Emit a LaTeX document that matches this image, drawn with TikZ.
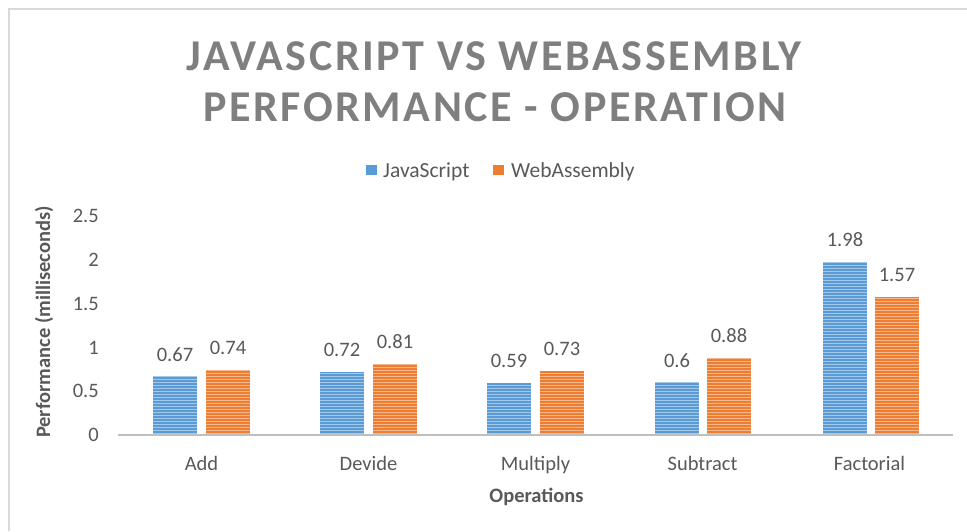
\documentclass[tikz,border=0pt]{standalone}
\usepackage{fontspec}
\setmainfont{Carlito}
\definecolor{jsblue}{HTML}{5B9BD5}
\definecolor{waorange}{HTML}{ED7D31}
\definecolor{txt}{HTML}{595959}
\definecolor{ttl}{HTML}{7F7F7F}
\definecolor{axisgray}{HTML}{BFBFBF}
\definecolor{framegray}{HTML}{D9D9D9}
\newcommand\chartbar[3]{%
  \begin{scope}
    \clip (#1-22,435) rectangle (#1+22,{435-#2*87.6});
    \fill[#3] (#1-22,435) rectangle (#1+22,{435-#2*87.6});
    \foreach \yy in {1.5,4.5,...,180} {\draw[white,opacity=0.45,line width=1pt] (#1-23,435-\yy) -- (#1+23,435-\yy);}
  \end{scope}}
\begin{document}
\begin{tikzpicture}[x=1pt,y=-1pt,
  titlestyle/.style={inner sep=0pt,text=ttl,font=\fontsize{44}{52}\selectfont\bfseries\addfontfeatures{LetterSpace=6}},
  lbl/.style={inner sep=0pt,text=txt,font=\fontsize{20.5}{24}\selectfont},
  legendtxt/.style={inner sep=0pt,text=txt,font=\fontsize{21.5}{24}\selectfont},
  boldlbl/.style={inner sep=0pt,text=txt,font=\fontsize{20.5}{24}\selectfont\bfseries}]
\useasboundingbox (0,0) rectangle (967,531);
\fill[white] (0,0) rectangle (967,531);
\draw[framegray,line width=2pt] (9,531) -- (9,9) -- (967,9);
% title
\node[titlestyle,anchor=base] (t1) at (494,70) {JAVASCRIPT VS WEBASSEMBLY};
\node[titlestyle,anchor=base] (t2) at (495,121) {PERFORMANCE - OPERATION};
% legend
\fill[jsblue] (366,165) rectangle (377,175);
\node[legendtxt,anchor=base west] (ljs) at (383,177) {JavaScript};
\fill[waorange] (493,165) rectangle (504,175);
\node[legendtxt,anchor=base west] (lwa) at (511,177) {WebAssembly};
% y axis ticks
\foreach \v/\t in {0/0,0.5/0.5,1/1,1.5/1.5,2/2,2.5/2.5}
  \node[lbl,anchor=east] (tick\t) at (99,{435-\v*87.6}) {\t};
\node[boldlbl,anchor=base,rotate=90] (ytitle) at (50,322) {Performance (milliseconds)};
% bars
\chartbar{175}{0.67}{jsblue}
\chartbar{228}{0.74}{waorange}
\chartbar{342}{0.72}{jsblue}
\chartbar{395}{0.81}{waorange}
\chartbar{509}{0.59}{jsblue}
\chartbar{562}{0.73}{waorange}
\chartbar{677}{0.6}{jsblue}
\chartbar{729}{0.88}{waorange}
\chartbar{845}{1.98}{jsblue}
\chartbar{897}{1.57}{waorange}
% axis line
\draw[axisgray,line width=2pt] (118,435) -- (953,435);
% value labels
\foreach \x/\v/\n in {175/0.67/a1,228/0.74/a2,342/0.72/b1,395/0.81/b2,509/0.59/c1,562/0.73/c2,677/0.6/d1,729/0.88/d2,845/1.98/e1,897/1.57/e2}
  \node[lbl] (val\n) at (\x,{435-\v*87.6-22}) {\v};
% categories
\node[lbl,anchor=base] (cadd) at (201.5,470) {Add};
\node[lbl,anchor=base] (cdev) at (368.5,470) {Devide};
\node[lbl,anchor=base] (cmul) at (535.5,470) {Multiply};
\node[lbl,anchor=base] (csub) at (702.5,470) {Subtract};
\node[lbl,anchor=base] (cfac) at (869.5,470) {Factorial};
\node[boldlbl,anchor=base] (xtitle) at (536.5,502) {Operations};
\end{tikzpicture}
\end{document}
- - -
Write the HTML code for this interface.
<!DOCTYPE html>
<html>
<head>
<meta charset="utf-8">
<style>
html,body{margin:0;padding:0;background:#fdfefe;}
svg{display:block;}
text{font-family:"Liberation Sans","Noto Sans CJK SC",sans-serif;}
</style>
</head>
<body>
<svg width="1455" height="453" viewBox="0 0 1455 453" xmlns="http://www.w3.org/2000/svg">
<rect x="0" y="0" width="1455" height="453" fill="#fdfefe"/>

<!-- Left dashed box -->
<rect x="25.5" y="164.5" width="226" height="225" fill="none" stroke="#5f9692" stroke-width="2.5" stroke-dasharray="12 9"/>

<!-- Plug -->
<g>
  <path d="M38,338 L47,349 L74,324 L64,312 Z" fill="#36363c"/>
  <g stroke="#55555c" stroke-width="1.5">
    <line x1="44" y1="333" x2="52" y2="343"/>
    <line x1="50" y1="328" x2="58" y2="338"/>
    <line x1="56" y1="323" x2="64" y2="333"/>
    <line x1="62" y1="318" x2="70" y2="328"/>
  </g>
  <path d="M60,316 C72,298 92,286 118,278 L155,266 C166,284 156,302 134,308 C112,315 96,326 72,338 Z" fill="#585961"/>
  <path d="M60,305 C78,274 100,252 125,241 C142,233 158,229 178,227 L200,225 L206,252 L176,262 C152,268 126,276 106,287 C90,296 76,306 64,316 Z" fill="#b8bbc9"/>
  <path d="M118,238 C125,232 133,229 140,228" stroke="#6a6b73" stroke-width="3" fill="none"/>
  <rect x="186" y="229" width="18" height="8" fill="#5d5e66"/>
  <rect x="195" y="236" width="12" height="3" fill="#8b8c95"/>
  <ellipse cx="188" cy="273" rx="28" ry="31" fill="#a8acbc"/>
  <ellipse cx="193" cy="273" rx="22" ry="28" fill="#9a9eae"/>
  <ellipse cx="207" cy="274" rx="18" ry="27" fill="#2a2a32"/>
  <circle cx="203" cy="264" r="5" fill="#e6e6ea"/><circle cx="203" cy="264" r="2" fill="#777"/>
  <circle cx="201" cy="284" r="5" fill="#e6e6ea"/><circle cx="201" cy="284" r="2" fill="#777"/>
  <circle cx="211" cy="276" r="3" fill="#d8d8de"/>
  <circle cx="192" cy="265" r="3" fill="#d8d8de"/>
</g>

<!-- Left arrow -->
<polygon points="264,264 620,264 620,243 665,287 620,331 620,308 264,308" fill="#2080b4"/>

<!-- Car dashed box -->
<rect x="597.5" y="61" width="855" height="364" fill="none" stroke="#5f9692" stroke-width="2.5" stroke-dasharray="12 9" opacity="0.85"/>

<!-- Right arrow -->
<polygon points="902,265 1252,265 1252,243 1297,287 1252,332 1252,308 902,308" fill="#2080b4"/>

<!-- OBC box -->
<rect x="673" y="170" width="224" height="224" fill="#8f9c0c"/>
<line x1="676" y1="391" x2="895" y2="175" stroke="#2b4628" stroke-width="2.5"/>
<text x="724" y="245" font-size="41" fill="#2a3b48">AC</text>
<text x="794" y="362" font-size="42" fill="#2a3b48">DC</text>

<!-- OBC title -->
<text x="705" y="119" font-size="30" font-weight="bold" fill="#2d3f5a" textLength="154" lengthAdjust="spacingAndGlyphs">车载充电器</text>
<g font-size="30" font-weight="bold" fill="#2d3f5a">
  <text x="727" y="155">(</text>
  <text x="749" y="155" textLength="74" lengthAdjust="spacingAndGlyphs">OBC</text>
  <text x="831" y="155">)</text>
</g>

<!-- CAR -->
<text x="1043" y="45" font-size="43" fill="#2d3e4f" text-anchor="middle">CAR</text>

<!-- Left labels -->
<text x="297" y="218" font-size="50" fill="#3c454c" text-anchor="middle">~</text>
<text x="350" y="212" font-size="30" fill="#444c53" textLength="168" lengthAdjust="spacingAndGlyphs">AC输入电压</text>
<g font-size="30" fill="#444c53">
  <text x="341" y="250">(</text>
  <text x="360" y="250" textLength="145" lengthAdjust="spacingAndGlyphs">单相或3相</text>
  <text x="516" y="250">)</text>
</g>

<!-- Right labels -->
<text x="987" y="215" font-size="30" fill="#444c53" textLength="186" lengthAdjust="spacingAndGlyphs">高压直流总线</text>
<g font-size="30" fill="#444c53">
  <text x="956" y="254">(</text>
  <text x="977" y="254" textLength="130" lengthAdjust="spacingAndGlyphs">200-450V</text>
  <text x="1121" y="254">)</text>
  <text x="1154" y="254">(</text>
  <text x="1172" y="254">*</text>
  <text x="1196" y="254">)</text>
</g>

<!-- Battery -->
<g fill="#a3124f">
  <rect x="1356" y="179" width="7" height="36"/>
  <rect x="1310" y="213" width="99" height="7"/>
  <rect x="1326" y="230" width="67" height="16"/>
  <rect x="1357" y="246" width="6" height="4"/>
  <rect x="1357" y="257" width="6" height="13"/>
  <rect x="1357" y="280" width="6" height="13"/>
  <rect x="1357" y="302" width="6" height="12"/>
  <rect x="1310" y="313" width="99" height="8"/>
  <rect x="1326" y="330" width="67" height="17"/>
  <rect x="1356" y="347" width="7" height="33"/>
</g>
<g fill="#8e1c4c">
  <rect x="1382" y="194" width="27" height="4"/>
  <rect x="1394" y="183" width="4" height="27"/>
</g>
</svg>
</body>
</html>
- - -
» Set problem
Return each line where "this" shows up.

» In response
Emit a LaTeX document that matches this image, drawn with TikZ.
Write the HTML code for this interface.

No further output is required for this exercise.